> _The records_:

— begin —

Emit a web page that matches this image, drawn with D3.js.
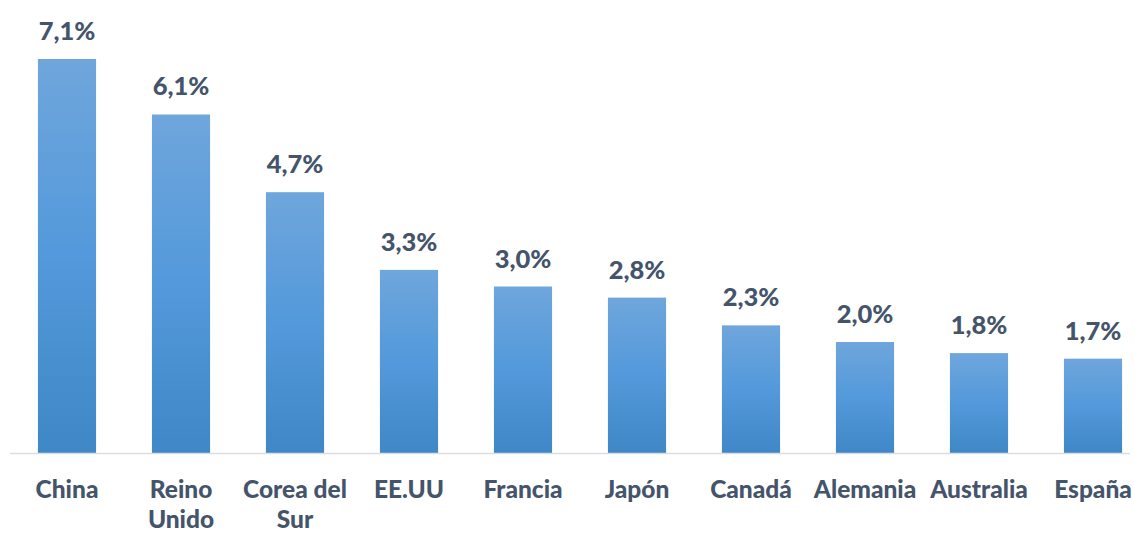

— end —
— begin —

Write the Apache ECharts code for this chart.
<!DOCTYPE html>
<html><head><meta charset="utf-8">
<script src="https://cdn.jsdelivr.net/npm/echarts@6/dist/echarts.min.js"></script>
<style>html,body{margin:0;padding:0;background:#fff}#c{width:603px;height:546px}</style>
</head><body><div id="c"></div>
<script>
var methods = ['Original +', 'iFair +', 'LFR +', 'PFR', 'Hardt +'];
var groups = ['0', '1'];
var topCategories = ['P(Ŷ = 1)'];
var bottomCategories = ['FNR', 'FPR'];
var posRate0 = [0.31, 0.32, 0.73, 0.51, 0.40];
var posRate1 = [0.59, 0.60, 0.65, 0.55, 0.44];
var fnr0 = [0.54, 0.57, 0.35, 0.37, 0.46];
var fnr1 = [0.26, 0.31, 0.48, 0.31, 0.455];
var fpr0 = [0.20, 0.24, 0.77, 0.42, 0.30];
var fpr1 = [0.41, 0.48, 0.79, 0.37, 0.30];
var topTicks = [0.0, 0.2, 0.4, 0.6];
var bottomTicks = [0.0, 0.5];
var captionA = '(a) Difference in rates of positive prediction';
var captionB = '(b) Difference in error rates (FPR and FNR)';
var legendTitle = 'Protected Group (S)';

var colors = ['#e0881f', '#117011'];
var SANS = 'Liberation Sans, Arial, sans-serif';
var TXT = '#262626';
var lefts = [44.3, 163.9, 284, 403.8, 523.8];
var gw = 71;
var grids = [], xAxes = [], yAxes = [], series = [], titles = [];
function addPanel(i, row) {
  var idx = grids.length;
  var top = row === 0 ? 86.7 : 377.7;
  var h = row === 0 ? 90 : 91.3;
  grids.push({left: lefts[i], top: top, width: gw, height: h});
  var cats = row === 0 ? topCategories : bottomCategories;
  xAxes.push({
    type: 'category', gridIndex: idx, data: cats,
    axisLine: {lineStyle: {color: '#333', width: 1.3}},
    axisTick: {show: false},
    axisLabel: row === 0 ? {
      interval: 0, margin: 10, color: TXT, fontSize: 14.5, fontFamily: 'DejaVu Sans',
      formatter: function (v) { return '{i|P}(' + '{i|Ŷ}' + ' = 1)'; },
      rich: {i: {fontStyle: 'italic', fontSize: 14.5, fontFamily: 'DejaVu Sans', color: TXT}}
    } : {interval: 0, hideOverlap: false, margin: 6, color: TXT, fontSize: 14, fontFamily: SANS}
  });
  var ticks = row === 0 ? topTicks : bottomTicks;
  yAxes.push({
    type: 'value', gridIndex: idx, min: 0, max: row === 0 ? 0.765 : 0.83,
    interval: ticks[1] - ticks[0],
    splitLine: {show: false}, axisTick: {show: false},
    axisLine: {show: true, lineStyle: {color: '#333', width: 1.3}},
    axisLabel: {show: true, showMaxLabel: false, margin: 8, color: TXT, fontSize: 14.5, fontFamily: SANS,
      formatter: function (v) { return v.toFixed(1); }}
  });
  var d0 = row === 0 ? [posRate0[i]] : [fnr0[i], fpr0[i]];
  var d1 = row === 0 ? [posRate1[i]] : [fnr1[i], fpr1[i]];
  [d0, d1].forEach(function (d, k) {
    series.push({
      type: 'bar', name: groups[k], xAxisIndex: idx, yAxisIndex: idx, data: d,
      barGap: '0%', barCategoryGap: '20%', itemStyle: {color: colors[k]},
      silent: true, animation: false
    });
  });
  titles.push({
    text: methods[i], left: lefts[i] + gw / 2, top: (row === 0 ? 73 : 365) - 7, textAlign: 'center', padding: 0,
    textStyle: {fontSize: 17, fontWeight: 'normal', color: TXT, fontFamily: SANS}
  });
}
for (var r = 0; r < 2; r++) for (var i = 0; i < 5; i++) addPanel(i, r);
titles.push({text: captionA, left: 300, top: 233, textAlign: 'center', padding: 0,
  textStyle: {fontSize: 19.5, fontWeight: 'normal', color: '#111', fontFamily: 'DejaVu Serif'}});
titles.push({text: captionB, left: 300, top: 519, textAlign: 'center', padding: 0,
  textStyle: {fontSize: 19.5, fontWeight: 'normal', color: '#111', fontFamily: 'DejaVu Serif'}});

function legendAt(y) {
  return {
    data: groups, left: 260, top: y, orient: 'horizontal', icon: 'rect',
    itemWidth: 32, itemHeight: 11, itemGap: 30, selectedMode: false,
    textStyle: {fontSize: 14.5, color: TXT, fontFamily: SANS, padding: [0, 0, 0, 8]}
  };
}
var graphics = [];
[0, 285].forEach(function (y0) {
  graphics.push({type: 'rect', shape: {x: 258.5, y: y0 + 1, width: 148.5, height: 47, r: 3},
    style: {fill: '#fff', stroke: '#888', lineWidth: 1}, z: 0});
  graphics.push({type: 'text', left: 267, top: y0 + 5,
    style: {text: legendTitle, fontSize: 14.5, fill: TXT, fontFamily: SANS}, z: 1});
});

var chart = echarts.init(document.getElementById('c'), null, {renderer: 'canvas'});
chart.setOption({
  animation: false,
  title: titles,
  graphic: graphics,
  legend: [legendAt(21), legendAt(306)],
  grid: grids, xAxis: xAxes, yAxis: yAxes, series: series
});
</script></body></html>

— end —

> _What you should do_: What do the lines above say from the one containing "Write the Apache ECharts code for this chart." down to the one containing "var legendTitle = 'Protected Group (S)';"? Return them exactly, both end lines included, and only them.

> _Solved problem_:
Write the Apache ECharts code for this chart.
<!DOCTYPE html>
<html><head><meta charset="utf-8">
<script src="https://cdn.jsdelivr.net/npm/echarts@6/dist/echarts.min.js"></script>
<style>html,body{margin:0;padding:0;background:#fff}#c{width:603px;height:546px}</style>
</head><body><div id="c"></div>
<script>
var methods = ['Original +', 'iFair +', 'LFR +', 'PFR', 'Hardt +'];
var groups = ['0', '1'];
var topCategories = ['P(Ŷ = 1)'];
var bottomCategories = ['FNR', 'FPR'];
var posRate0 = [0.31, 0.32, 0.73, 0.51, 0.40];
var posRate1 = [0.59, 0.60, 0.65, 0.55, 0.44];
var fnr0 = [0.54, 0.57, 0.35, 0.37, 0.46];
var fnr1 = [0.26, 0.31, 0.48, 0.31, 0.455];
var fpr0 = [0.20, 0.24, 0.77, 0.42, 0.30];
var fpr1 = [0.41, 0.48, 0.79, 0.37, 0.30];
var topTicks = [0.0, 0.2, 0.4, 0.6];
var bottomTicks = [0.0, 0.5];
var captionA = '(a) Difference in rates of positive prediction';
var captionB = '(b) Difference in error rates (FPR and FNR)';
var legendTitle = 'Protected Group (S)';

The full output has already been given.